++++ Records supplied ++++

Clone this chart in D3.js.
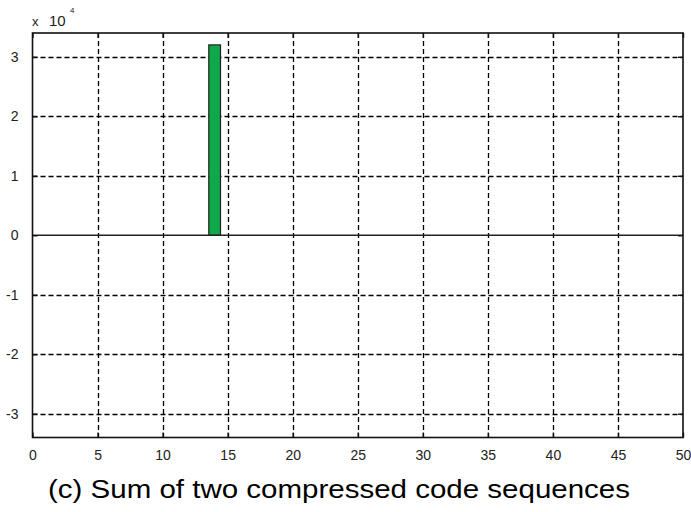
<!DOCTYPE html>
<html><head><meta charset="utf-8">
<script src="https://cdn.jsdelivr.net/npm/d3@7"></script>
<style>body{margin:0;background:#fff}svg{display:block}</style>
</head><body>
<svg id="c" width="691" height="512"></svg>
<script>
const barIndex = [14];
const barValues = [32000];
const xTicks = [0,5,10,15,20,25,30,35,40,45,50];
const yTicks = [-3,-2,-1,0,1,2,3];
const yScaleFactor = 10000;
const caption = "(c) Sum of two compressed code sequences";

const svg = d3.select("#c");
const L=32.5, R=683, T=33, B=437.5;
const x = d3.scaleLinear().domain([0,50]).range([L,R]);
const y = d3.scaleLinear().domain([-3.4,3.4]).range([B,T]);
const g = svg.append("g");

// grid
g.selectAll(".vg").data(xTicks.filter(d=>d>0&&d<50)).enter().append("line")
 .attr("x1",d=>Math.round(x(d))+0.5).attr("x2",d=>Math.round(x(d))+0.5).attr("y1",T).attr("y2",B)
 .attr("stroke","#000").attr("stroke-width",1.3).attr("stroke-dasharray","5,3");
g.selectAll(".hg").data(yTicks.filter(d=>d!==0)).enter().append("line")
 .attr("y1",d=>Math.round(y(d))+0.5).attr("y2",d=>Math.round(y(d))+0.5).attr("x1",L).attr("x2",R)
 .attr("stroke","#000").attr("stroke-width",1.3).attr("stroke-dasharray","5,3");

// bars
const bw = 0.9;
g.selectAll(".bar").data(barIndex).enter().append("rect")
 .attr("x",(d)=>x(d-bw/2)).attr("width",x(bw)-x(0))
 .attr("y",(d,i)=>y(barValues[i]/yScaleFactor)).attr("height",(d,i)=>y(0)-y(barValues[i]/yScaleFactor))
 .attr("fill","#0fa84a").attr("stroke","#222").attr("stroke-width",1.2);

// zero line
g.append("line").attr("x1",L).attr("x2",R).attr("y1",y(0)).attr("y2",y(0)).attr("stroke","#222").attr("stroke-width",1.6);

// box
g.append("rect").attr("x",L).attr("y",T).attr("width",R-L).attr("height",B-T)
 .attr("fill","none").attr("stroke","#111").attr("stroke-width",1.6);

// axes ticks (inward)
const fmt = d => String(d);
const xb = d3.axisBottom(x).tickValues(xTicks).tickSizeInner(-5).tickSizeOuter(0).tickPadding(13).tickFormat(fmt);
const xt = d3.axisTop(x).tickValues(xTicks).tickSizeInner(-5).tickSizeOuter(0).tickFormat("");
const yl = d3.axisLeft(y).tickValues(yTicks).tickSizeInner(-5).tickSizeOuter(0).tickPadding(14).tickFormat(fmt);
const yr = d3.axisRight(y).tickValues(yTicks).tickSizeInner(-5).tickSizeOuter(0).tickFormat("");
function style(sel){sel.select(".domain").remove();sel.selectAll("line").attr("stroke","#111").attr("stroke-width",1.4);
 sel.selectAll("text").attr("font-family","Liberation Sans, Arial, sans-serif").attr("font-size",14).attr("fill","#222");}
svg.append("g").attr("transform",`translate(0,${B})`).call(xb).call(style);
svg.append("g").attr("transform",`translate(0,${T})`).call(xt).call(style);
svg.append("g").attr("transform",`translate(${L},0)`).call(yl).call(style);
svg.append("g").attr("transform",`translate(${R},0)`).call(yr).call(style);

// exponent label
const lf = "Liberation Sans, Arial, sans-serif";
svg.append("text").attr("x",32).attr("y",26).attr("font-family",lf).attr("font-size",13).attr("fill","#222").text("x");
svg.append("text").attr("x",49).attr("y",26).attr("font-family",lf).attr("font-size",15).attr("fill","#222").text("10");
svg.append("text").attr("x",70).attr("y",13).attr("font-family",lf).attr("font-size",8).attr("fill","#222").text("4");

svg.append("text").attr("x",339).attr("y",498).attr("text-anchor","middle")
 .attr("textLength",582).attr("lengthAdjust","spacingAndGlyphs")
 .attr("font-family",lf).attr("font-size",25).attr("fill","#000").text(caption);
</script>
</body></html>
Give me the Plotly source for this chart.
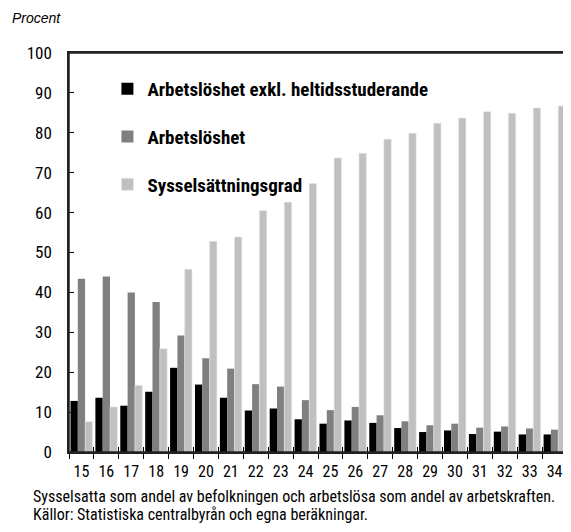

++++

Request:
All of the entries above should be duplicated exactly, except for the pictures.

Completed exercise:
Clone this chart in D3.js.
<!DOCTYPE html>
<html><head><meta charset="utf-8">
<script src="https://cdn.jsdelivr.net/npm/d3@7"></script>
<style>body{margin:0;background:#fff}svg{display:block}</style>
</head><body>
<svg id="c" width="691" height="512"></svg>
<script>
const barIndex = [14];
const barValues = [32000];
const xTicks = [0,5,10,15,20,25,30,35,40,45,50];
const yTicks = [-3,-2,-1,0,1,2,3];
const yScaleFactor = 10000;
const caption = "(c) Sum of two compressed code sequences";

const svg = d3.select("#c");
const L=32.5, R=683, T=33, B=437.5;
const x = d3.scaleLinear().domain([0,50]).range([L,R]);
const y = d3.scaleLinear().domain([-3.4,3.4]).range([B,T]);
const g = svg.append("g");

// grid
g.selectAll(".vg").data(xTicks.filter(d=>d>0&&d<50)).enter().append("line")
 .attr("x1",d=>Math.round(x(d))+0.5).attr("x2",d=>Math.round(x(d))+0.5).attr("y1",T).attr("y2",B)
 .attr("stroke","#000").attr("stroke-width",1.3).attr("stroke-dasharray","5,3");
g.selectAll(".hg").data(yTicks.filter(d=>d!==0)).enter().append("line")
 .attr("y1",d=>Math.round(y(d))+0.5).attr("y2",d=>Math.round(y(d))+0.5).attr("x1",L).attr("x2",R)
 .attr("stroke","#000").attr("stroke-width",1.3).attr("stroke-dasharray","5,3");

// bars
const bw = 0.9;
g.selectAll(".bar").data(barIndex).enter().append("rect")
 .attr("x",(d)=>x(d-bw/2)).attr("width",x(bw)-x(0))
 .attr("y",(d,i)=>y(barValues[i]/yScaleFactor)).attr("height",(d,i)=>y(0)-y(barValues[i]/yScaleFactor))
 .attr("fill","#0fa84a").attr("stroke","#222").attr("stroke-width",1.2);

// zero line
g.append("line").attr("x1",L).attr("x2",R).attr("y1",y(0)).attr("y2",y(0)).attr("stroke","#222").attr("stroke-width",1.6);

// box
g.append("rect").attr("x",L).attr("y",T).attr("width",R-L).attr("height",B-T)
 .attr("fill","none").attr("stroke","#111").attr("stroke-width",1.6);

// axes ticks (inward)
const fmt = d => String(d);
const xb = d3.axisBottom(x).tickValues(xTicks).tickSizeInner(-5).tickSizeOuter(0).tickPadding(13).tickFormat(fmt);
const xt = d3.axisTop(x).tickValues(xTicks).tickSizeInner(-5).tickSizeOuter(0).tickFormat("");
const yl = d3.axisLeft(y).tickValues(yTicks).tickSizeInner(-5).tickSizeOuter(0).tickPadding(14).tickFormat(fmt);
const yr = d3.axisRight(y).tickValues(yTicks).tickSizeInner(-5).tickSizeOuter(0).tickFormat("");
function style(sel){sel.select(".domain").remove();sel.selectAll("line").attr("stroke","#111").attr("stroke-width",1.4);
 sel.selectAll("text").attr("font-family","Liberation Sans, Arial, sans-serif").attr("font-size",14).attr("fill","#222");}
svg.append("g").attr("transform",`translate(0,${B})`).call(xb).call(style);
svg.append("g").attr("transform",`translate(0,${T})`).call(xt).call(style);
svg.append("g").attr("transform",`translate(${L},0)`).call(yl).call(style);
svg.append("g").attr("transform",`translate(${R},0)`).call(yr).call(style);

// exponent label
const lf = "Liberation Sans, Arial, sans-serif";
svg.append("text").attr("x",32).attr("y",26).attr("font-family",lf).attr("font-size",13).attr("fill","#222").text("x");
svg.append("text").attr("x",49).attr("y",26).attr("font-family",lf).attr("font-size",15).attr("fill","#222").text("10");
svg.append("text").attr("x",70).attr("y",13).attr("font-family",lf).attr("font-size",8).attr("fill","#222").text("4");

svg.append("text").attr("x",339).attr("y",498).attr("text-anchor","middle")
 .attr("textLength",582).attr("lengthAdjust","spacingAndGlyphs")
 .attr("font-family",lf).attr("font-size",25).attr("fill","#000").text(caption);
</script>
</body></html>
Give me the Plotly source for this chart.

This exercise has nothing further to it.